L'illusion d'un état naturel

Nous l'avons vu, les pédagogues nouveaux amalgament l'idée d'une nature bonne avec la connaissance ou la perception innée de la distinction entre le bien et le mal. L'enfant sait intérieurement et instinctivement ce qui est bien ou mal, il le sait ensuite de manière empirique puis rationnelle lorsqu'il agit bien ou mal. Il est vrai que leur inspirateur direct qu'est Rousseau situe la racine du bien dans le sentiment de l'existence : l'homme qui se sent exister sait d'instinct ce qui est bien. Même si les pédagogues nouveaux évitent de se questionner sur la nature de cet instinct du bien qui est à l'origine de leurs conceptions d'une éducation morale, pouvaient-ils procéder autrement qu'en faisant le pari de cette bonté naturelle, qu'en posant l'innéité de la connaissance du bien ? Leur parti-pris positiviste sur la nature enfantine les oblige à ce silence conceptuel s'ils ne veulent pas abandonner leur prétention émancipatrice sur l'enfant, que constitue pour eux l'Education nouvelle.
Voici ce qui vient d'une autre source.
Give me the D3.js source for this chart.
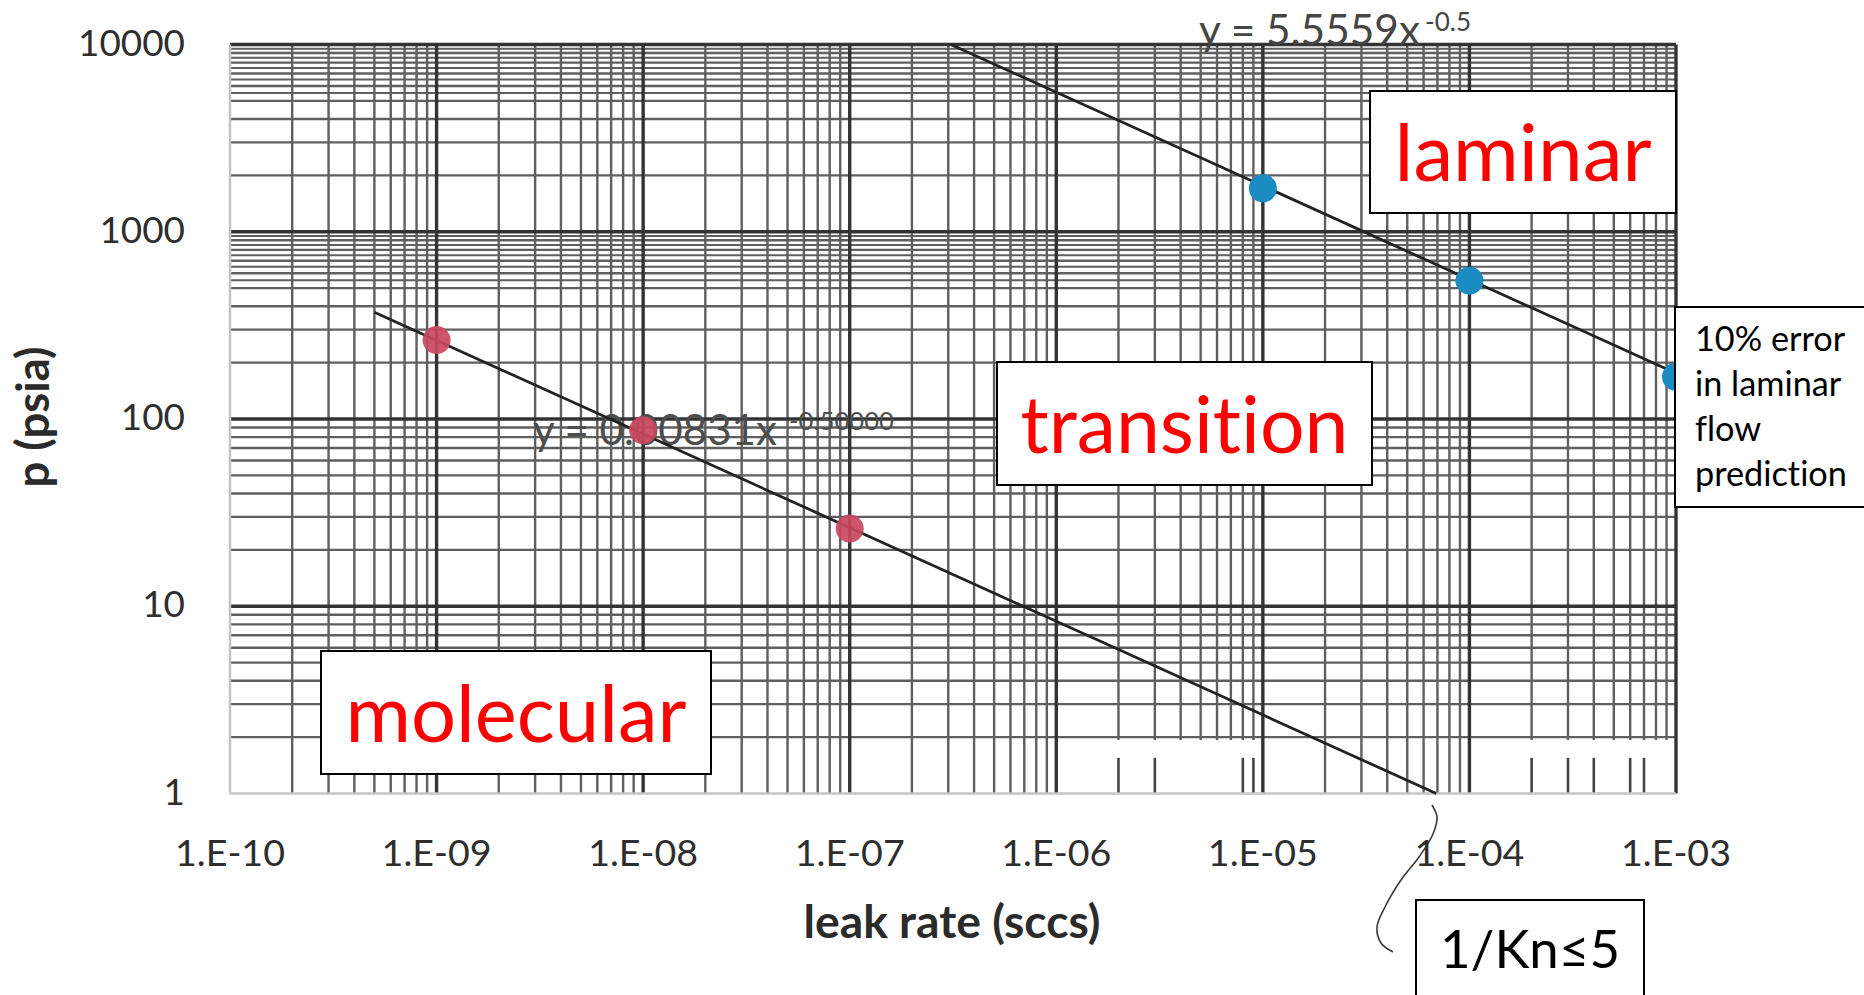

Sans vouloir nier le mal, les écrits des pédagogues nouveaux montrent qu'ils l'extériorisent complètement de l'état de nature. Alors que pour Eric Weil, l'homme à l'état naturel n'est ni bon ni mauvais, il n'est pas moral, et pour le devenir, il doit être éduqué : ‘« L'individu doit être amené au bien, il doit être éduqué - et donc pouvoir l'être - pour vouloir le bien et pour fuir le mal »’ 1066. Sans éducation, l'homme ne peut accéder à la moralité, sur ce point, Weil rejoint Kant et Rousseau. Dans l'état de nature, selon Kant, l'homme est né inachevé et incomplet, déterminé par le donné naturel, dans un "état d'animalité" qui n'est pas un état de liberté mais qui autorise cependant sa liberté. Celle-ci se manifeste quand l'homme décide volontairement de rompre avec sa nature première pour atteindre un état moral, "l'état d'humanité". Comme Rousseau, Kant pose qu'avant d'être moralisé, d'agir moralement, volontairement, conformément à la loi morale, l'homme n'est pas immoral, il n'agit pas "mal", il est amoral, ignorant et "animal" : ‘« ...c'est la ’ ‘loi morale’ ‘, dont nous avons immédiatement conscience (dès que nous formulons des maximes de la volonté), qui s'offre ’ ‘d'abord’ ‘ à nous et nous mène directement au concept de la liberté »’ 1067.

Les pédagogues nouveaux avaient bien saisi cet état d'indistinction morale et originelle de l'enfant, mais leur erreur est de s'être arrêtés à cet état naturel de l'enfant, à cet état de nature décrit par Rousseau, Kant et Pestalozzi. C'est là, selon Michel Soëtard, la « fatale illusion » d'une éducation naturelle, car : ‘« à vouloir réaliser un tel état en ce monde historique investi par le fait industriel, on s'expose à des contradictions sans issue. L'éducation, comme le travail, est née d'une rupture d'avec la nature »’ 1068. Les pédagogues nouveaux manifestent une compréhension trop courte de Rousseau, comme de Pestalozzi, pour qui l'état de nature est une phase inéluctablement dépassée.

Notes
1066.

Philosophie morale, op. cit., p. 19.

1067.

Critique de la raison pratique, op. cit., p. 29.

1068.

« L'éducation nouvelle, une illusion perdue ? », op. cit., p. 239.